What makes us Africans? Is it the colour of our skin, the value system we have been taught, the geographic location of where we reside? These are but a few questions that have been going through my mind as I sat and pondered on the recent spate of Afrophobic violence in South Africa, which we refer to as xenophobia-related violence. But, it cannot be xenophobia since it’s not all foreigners who are targeted in South Africa. It is only the poor African immigrants, who feel the wrath of their unhappy hosts.
Back to my question of what makes us Africans. Reading on Africa and remembering my grandmother’s teachings, I learned a few things. I learned that African core values are compassion, hospitality, honesty, and collectivism. That in Africa, a person exists because of people; that a child is raised by the whole village. African folklore is full of anecdotes of how when on a long journey and you need a place to rest before continuing with the journey, you go to the nearest household or homestead and simply introduce yourself and your host will provide you with accommodation and will ensure you are fed. When you have run out of food to feed your family, you simply go to your neighbour and they will assist. The same goes for working the grain fields, villagers work as a collective until everyone’s field is attended to.
Today, it appears as if we have forsaken the spirit of Ubuntu. It feels as though the colonisers have done such a good job in enslaving us that we still remain in mental bondage. We loath being African as well as everything that reminds us of being African. Unfortunately, this self-hatred means we have resorted to killing each other.
I would like to go on a rant about how wrong these xenophobic attacks on Africans are and how we should treat South Africa with the eye for an eye doctrine. Also remind South Africa of where their freedom fighters were accommodated and hosted during their fight against apartheid. But unfortunately fighting fire with fire only causes further distraction.
I would rather want to address the root cause of this problem, which has become endemic. I say this because no one is born loathing their neighbour, hatred is always caused by something.
This is where our governments come in. Destitute citizens who have lost hope in a future or a chance to sleep with something in their stomachs and shelter, are angry and often seek out the soft targets to blame. In this instance, it is the poor foreign nationals residing in the poor communities of South Africa. What those baying for blood don’t realise is that these foreign nationals are in South Africa because they found themselves in the same or worse conditions in their countries of origin. No one voluntarily leaves their home for fun to go and spend their days living at the mercy of others in a distant country. Here we are talking about the free movement of people and the integration of the African continent. How will we get it right if we loathe ourselves as Africans?

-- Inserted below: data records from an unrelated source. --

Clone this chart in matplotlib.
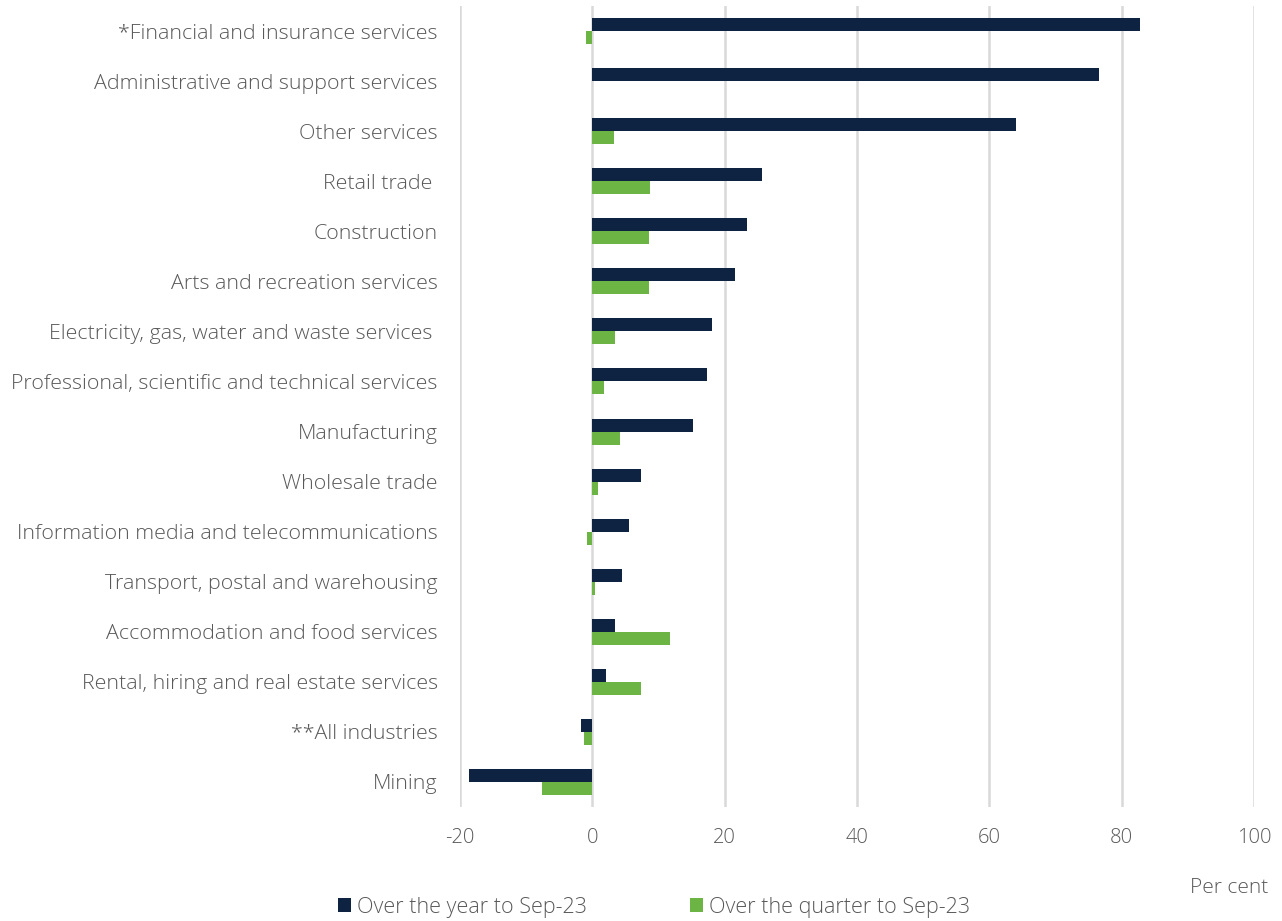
import matplotlib
matplotlib.use("Agg")
import matplotlib.pyplot as plt
from matplotlib.patches import Patch
import numpy as np

categories = [
    "*Financial and insurance services",
    "Administrative and support services",
    "Other services",
    "Retail trade ",
    "Construction",
    "Arts and recreation services",
    "Electricity, gas, water and waste services ",
    "Professional, scientific and technical services",
    "Manufacturing",
    "Wholesale trade",
    "Information media and telecommunications",
    "Transport, postal and warehousing",
    "Accommodation and food services",
    "Rental, hiring and real estate services",
    "**All industries",
    "Mining",
]
year_vals = [82.8, 76.6, 64.0, 25.7, 23.4, 21.6, 18.1, 17.4, 15.2, 7.3, 5.5, 4.5, 3.5, 2.1, -1.7, -18.6]
quarter_vals = [-0.9, 0.0, 3.2, 8.7, 8.5, 8.6, 3.5, 1.8, 4.2, 0.8, -0.8, 0.4, 11.7, 7.4, -1.3, -7.6]
series_names = ["Over the year to Sep-23", "Over the quarter to Sep-23"]
xticks = [-20, 0, 20, 40, 60, 80, 100]

dark = "#0e2341"
green = "#6cb544"
txt = "#595959"
fam = ["Open Sans", "DejaVu Sans"]

fig = plt.figure(figsize=(12.82, 9.21), dpi=100)
ax = fig.add_axes([460/1282, 1-807/921, (1254-460)/1282, 801/921])

n = len(categories)
y = np.arange(n)
h = 0.26
ax.barh(y - h/2, year_vals, height=h, color=dark, zorder=3)
ax.barh(y + h/2, quarter_vals, height=h, color=green, zorder=3)

ax.set_ylim(n - 0.5, -0.5)
ax.set_xlim(-20, 100)
ax.set_xticks(xticks)
ax.set_xticklabels([str(t) for t in xticks], fontsize=14.5, color=txt, family=fam, fontweight="light")
ax.set_yticks(y)
ax.set_yticklabels(categories, fontsize=15.4, color=txt, family=fam, fontweight="light")
ax.tick_params(axis="both", length=0)
ax.tick_params(axis="y", pad=16)
ax.tick_params(axis="x", pad=15)
for s in ax.spines.values():
    s.set_visible(False)
ax.grid(axis="x", color="#d9d9d9", linewidth=1.8, zorder=0)
ax.set_axisbelow(True)

fig.text(1268/1282, 1-888/921, "Per cent", ha="right", va="center", fontsize=15,
         color=txt, family=fam, fontweight="light")

handles = [Patch(facecolor=dark), Patch(facecolor=green)]
leg = fig.legend(handles, series_names, loc="center left", bbox_to_anchor=(338/1282, 1-907/921),
                 ncol=2, frameon=False, handlelength=0.6, handleheight=0.6, handletextpad=0.3,
                 columnspacing=4.75, borderpad=0, borderaxespad=0,
                 prop={"family": fam, "size": 15.5, "weight": "light"})
for t in leg.get_texts():
    t.set_color(txt)

fig.savefig("out.png", dpi=100)
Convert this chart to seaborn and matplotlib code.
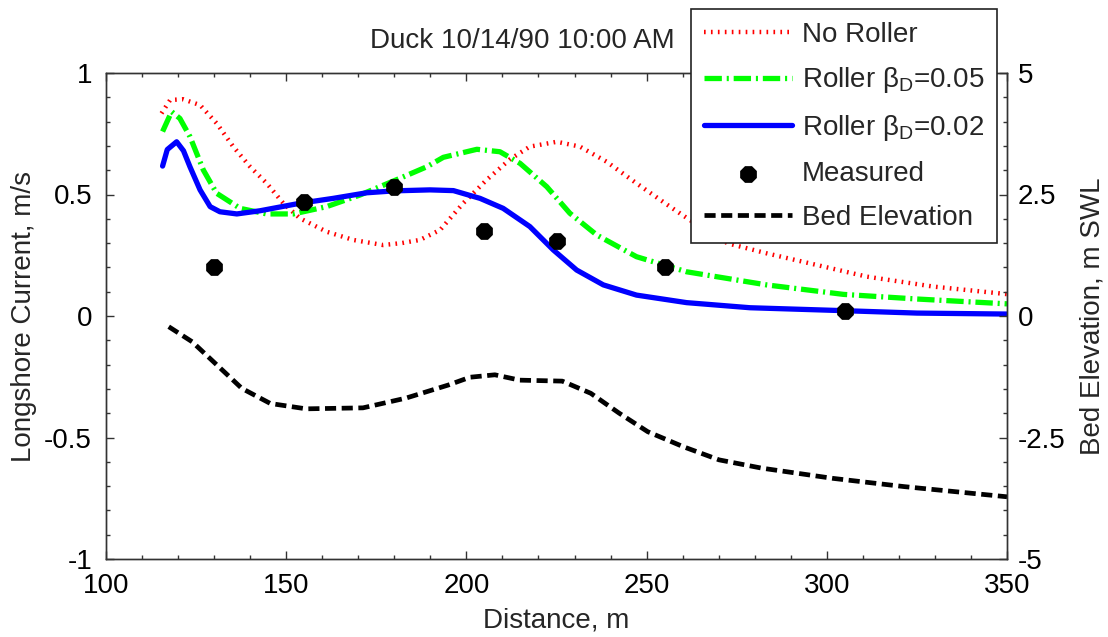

There is no easy solution nor a quick fix to this problem, but I am sure the answer lies with us starting with respecting good governance and ensuring that we run our countries with accountability and transparency. Because the status quo points to citizens who are frustrated with their government’s failure to bring them the promised prosperity. As a result, Africans become collateral damage. To answer the question above, I am convinced we have lost our Africaness and we need to do something before we also lose the African geography as well.